_DIRECTIVE:_
Copy out each line that includes the word "document".

_GIVEN DATA:_
>>>>

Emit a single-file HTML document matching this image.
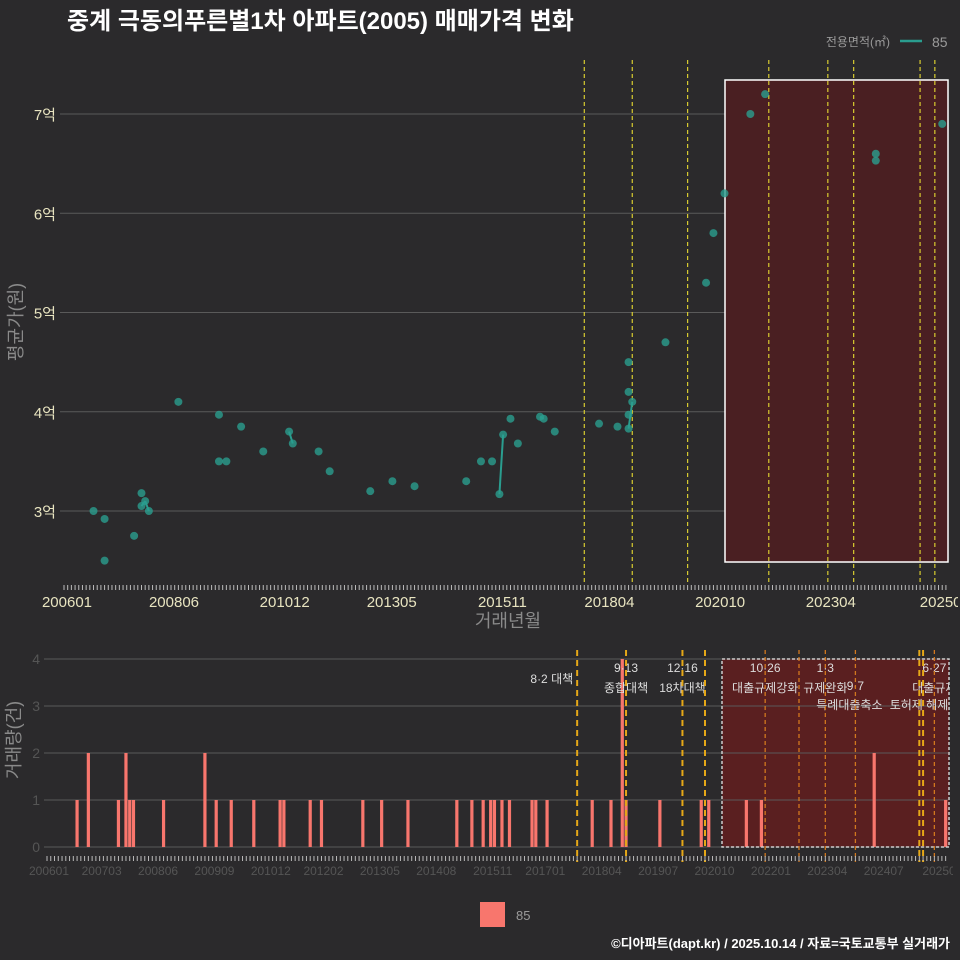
<!DOCTYPE html>
<html><head><meta charset="utf-8">
<style>
html,body{margin:0;padding:0;background:#2b2a2c;}
svg{display:block;font-family:"Liberation Sans","Noto Sans CJK KR",sans-serif;}
</style></head>
<body>
<svg id="chart" width="960" height="960" viewBox="0 0 960 960">
<defs>
<clipPath id="clipTop"><rect x="0" y="590" width="958" height="30"/></clipPath>
<clipPath id="clipBot"><rect x="0" y="860" width="953" height="30"/></clipPath>
<clipPath id="clipAnn"><rect x="0" y="640" width="949" height="90"/></clipPath>
</defs>
<rect x="0" y="0" width="960" height="960" fill="#2b2a2c"/>
<text x="67" y="29" fill="#ffffff" font-size="24" font-weight="bold">중계 극동의푸른별1차 아파트(2005) 매매가격 변화</text>
<g>
<text x="890" y="46" fill="#9a9a9a" font-size="12" text-anchor="end">전용면적(㎡)</text>
<line x1="900" y1="41" x2="922" y2="41" stroke="#2a9d8f" stroke-width="2.5"/>
<text x="932" y="47" fill="#9a9a9a" font-size="14">85</text>
</g>
<g id="topPanel"></g>
<g id="botPanel"></g>
<g>
<rect x="480" y="902" width="25" height="25" fill="#f8766d"/>
<text x="516" y="920" fill="#9a9a9a" font-size="13">85</text>
</g>
<text x="950" y="948" fill="#ffffff" font-size="13" font-weight="bold" text-anchor="end">©디아파트(dapt.kr) / 2025.10.14 / 자료=국토교통부 실거래가</text>
</svg>
<script>
// ---- data ----
const priceMonths = ["200609","200612","200612","200708","200710","200710","200711","200712","200808","200907","200907","200909","201001","201007","201102","201103","201110","201201","201212","201306","201312","201502","201506","201509","201511","201512","201602","201604","201610","201611","201702","201802","201807","201810","201810","201810","201810","201811","201908","202007","202009","202012","202107","202111","202405","202405","202511"];
const priceValues = [3.0,2.92,2.5,2.75,3.18,3.05,3.1,3.0,4.1,3.97,3.5,3.5,3.85,3.6,3.8,3.68,3.6,3.4,3.2,3.3,3.25,3.3,3.5,3.5,3.17,3.77,3.93,3.68,3.95,3.93,3.8,3.88,3.85,4.5,4.2,3.97,3.83,4.1,4.7,5.3,5.8,6.2,7.0,7.2,6.6,6.53,6.9];
const priceTicks = [3,4,5,6,7];
const priceTickLabels = ["3억","4억","5억","6억","7억"];
const volMonths = ["200609","200612","200708","200710","200711","200712","200808","200907","200910","201002","201008","201103","201104","201111","201202","201301","201306","201401","201502","201506","201509","201511","201512","201602","201604","201610","201611","201702","201802","201807","201810","201811","201908","202007","202009","202107","202111","202405","202512"];
const volValues = [1,2,1,2,1,1,1,2,1,1,1,1,1,1,1,1,1,1,1,1,1,1,1,1,1,1,1,1,1,1,4,1,1,1,1,1,1,2,1];
const volTicks = [0,1,2,3,4];
const topXLabels = ["200601","200806","201012","201305","201511","201804","202010","202304","202509"];
const botXLabels = ["200601","200703","200806","200909","201012","201202","201305","201408","201511","201701","201804","201907","202010","202201","202304","202407","202509"];
const policyTop = ["201710","201811","202002","202112","202304","202311","202505","202509"];
const policyBot = ["201710","201811","202002","202008","202112","202209","202304","202312","202505","202506","202509"];
const policyBotNames = [["8·2 대책",""],["9·13","종합대책"],["12·16","18차대책"],["",""],["10·26","대출규제강화"],["",""],["1·3","규제완화"],["9·7","특례대출축소"],["",""],["","토허제 해제"],["6·27","대출규제"]];

// ---- helpers ----
const NS="http://www.w3.org/2000/svg";
function mk(tag,attrs,parent,txt){const e=document.createElementNS(NS,tag);for(const k in attrs)e.setAttribute(k,attrs[k]);if(txt!==undefined)e.textContent=txt;parent.appendChild(e);return e;}
function mi(s){return (parseInt(s.slice(0,4))-2006)*12+(parseInt(s.slice(4,6))-1);}
const xT=m=>64+m*3.69, yT=v=>511-(v-3)*99.25;
const xB=m=>47+m*3.76, yB=v=>847-v*47;
const topG=document.getElementById('topPanel'), botG=document.getElementById('botPanel');

// ---- top panel ----
priceTicks.forEach((t,i)=>{
  const g=mk('line',{x1:60,x2:948,y1:yT(t),y2:yT(t),stroke:'#5a5a5a','stroke-width':1},topG);
  
  
  const tx=mk('text',{x:56,y:yT(t)+6,fill:'#e8e4c0','font-size':15,'text-anchor':'end'},topG,priceTickLabels[i]);
  
  
});
const hr=mk('rect',{x:725,y:80,width:223,height:482,fill:'#4a1f22',stroke:'#ffffff','stroke-width':1.5},topG);


policyTop.forEach(p=>{
  const l=mk('line',{x1:xT(mi(p)),x2:xT(mi(p)),y1:60,y2:585,stroke:'#d8cc30','stroke-width':1.2,'stroke-dasharray':'4,3'},topG);
  
  
});
for(let i=1;i<priceMonths.length;i++){
  const a=mi(priceMonths[i-1]),b=mi(priceMonths[i]);
  if(b-a===1){
    const l=mk('line',{x1:xT(a),y1:yT(priceValues[i-1]),x2:xT(b),y2:yT(priceValues[i]),stroke:'#2a9d8f','stroke-width':2},topG);
    
    
  }
}
priceMonths.forEach((m,i)=>{
  const c=mk('circle',{cx:xT(mi(m)),cy:yT(priceValues[i]),r:4,fill:'#2a9d8f','fill-opacity':0.8},topG);
  
  
});
for(let m=0;m<=240;m++){
  const x=xT(m); if(x>948)break;
  const l=mk('line',{x1:x,x2:x,y1:585,y2:590,stroke:'#bbbbbb','stroke-width':1},topG);
  
  
}
const topLab=mk('g',{'clip-path':'url(#clipTop)'},topG);


topXLabels.forEach((s,i)=>{
  const last=i===topXLabels.length-1;
  const t=mk('text',{x:xT(mi(s))+(last?10:3),y:607,fill:'#e8e4c0','font-size':15,'text-anchor':'middle'},topLab,s);
  
  
});
const xt=mk('text',{x:508,y:627,fill:'#8a8a8a','font-size':18,'text-anchor':'middle'},topG,'거래년월');


const yt=mk('text',{x:0,y:0,fill:'#8a8a8a','font-size':18,'text-anchor':'middle',transform:'translate(22,322) rotate(-90)'},topG,'평균가(원)');



// ---- bottom panel ----
const br=mk('rect',{x:722,y:659,width:227,height:188,fill:'#5a1f20'},botG);


volTicks.forEach(t=>{
  const g=mk('line',{x1:44,x2:948,y1:yB(t),y2:yB(t),stroke:'#5a5a5a','stroke-width':1},botG);
  
  
  const tx=mk('text',{x:40,y:yB(t)+5,fill:'#555','font-size':14,'text-anchor':'end'},botG,String(t));
  
  
});
volMonths.forEach((m,i)=>{
  const r=mk('rect',{x:xB(mi(m))-1.6,y:yB(volValues[i]),width:3.2,height:volValues[i]*47,fill:'#f8766d'},botG);
  
  
});
const bb=mk('rect',{x:722,y:659,width:227,height:188,fill:'none',stroke:'#cccccc','stroke-width':1.5,'stroke-dasharray':'3,2'},botG);


const ann=mk('g',{'clip-path':'url(#clipAnn)'},botG);


policyBot.forEach((p,i)=>{
  const x=xB(mi(p));
  const gold=[0,1,2,3,8,9].includes(i);
  const l=mk('line',{x1:x,x2:x,y1:650,y2:862,stroke:gold?'#e6a817':'#d2781e','stroke-width':gold?2:1.3,'stroke-dasharray':gold?'6,4':'4,3'},botG);
  
  
  const n=policyBotNames[i];
  if(i===0){
    const t=mk('text',{x:x-4,y:683,fill:'#dddddd','font-size':12,'text-anchor':'end'},ann,n[0]);
    
    
    return;
  }
  if(i===7){
    const a=mk('text',{x:x,y:690,fill:'#dddddd','font-size':12,'text-anchor':'middle'},ann,n[0]);
    
    
    const b=mk('text',{x:x-6,y:709,fill:'#dddddd','font-size':12,'text-anchor':'middle'},ann,n[1]);
    
    
    return;
  }
  if(i===9){
    const b=mk('text',{x:919,y:709,fill:'#dddddd','font-size':12,'text-anchor':'middle'},ann,n[1]);
    
    
    return;
  }
  if(n[0]){
    const a=mk('text',{x:x,y:672,fill:'#dddddd','font-size':12,'text-anchor':'middle'},ann,n[0]);
    
    
  }
  if(n[1]){
    const b=mk('text',{x:x,y:692,fill:'#dddddd','font-size':12,'text-anchor':'middle'},ann,n[1]);
    
    
  }
});
for(let m=0;m<=240;m++){
  const x=xB(m); if(x>948)break;
  const l=mk('line',{x1:x,x2:x,y1:856,y2:861,stroke:'#bbbbbb','stroke-width':1},botG);
  
  
}
const botLab=mk('g',{'clip-path':'url(#clipBot)'},botG);


botXLabels.forEach((s,i)=>{
  const last=i===botXLabels.length-1;
  const t=mk('text',{x:xB(mi(s))+(last?8:2),y:875,fill:'#555','font-size':12,'text-anchor':'middle'},botLab,s);
  
  
});
const yt2=mk('text',{x:0,y:0,fill:'#8a8a8a','font-size':18,'text-anchor':'middle',transform:'translate(20,740) rotate(-90)'},botG,'거래량(건)');


</script>
</body></html>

<<<<

_OUTPUT FOR THIS EXERCISE:_
Emit a single-file HTML document matching this image.
function mk(tag,attrs,parent,txt){const e=document.createElementNS(NS,tag);for(const k in attrs)e.setAttribute(k,attrs[k]);if(txt!==undefined)e.textContent=txt;parent.appendChild(e);return e;}
const topG=document.getElementById('topPanel'), botG=document.getElementById('botPanel');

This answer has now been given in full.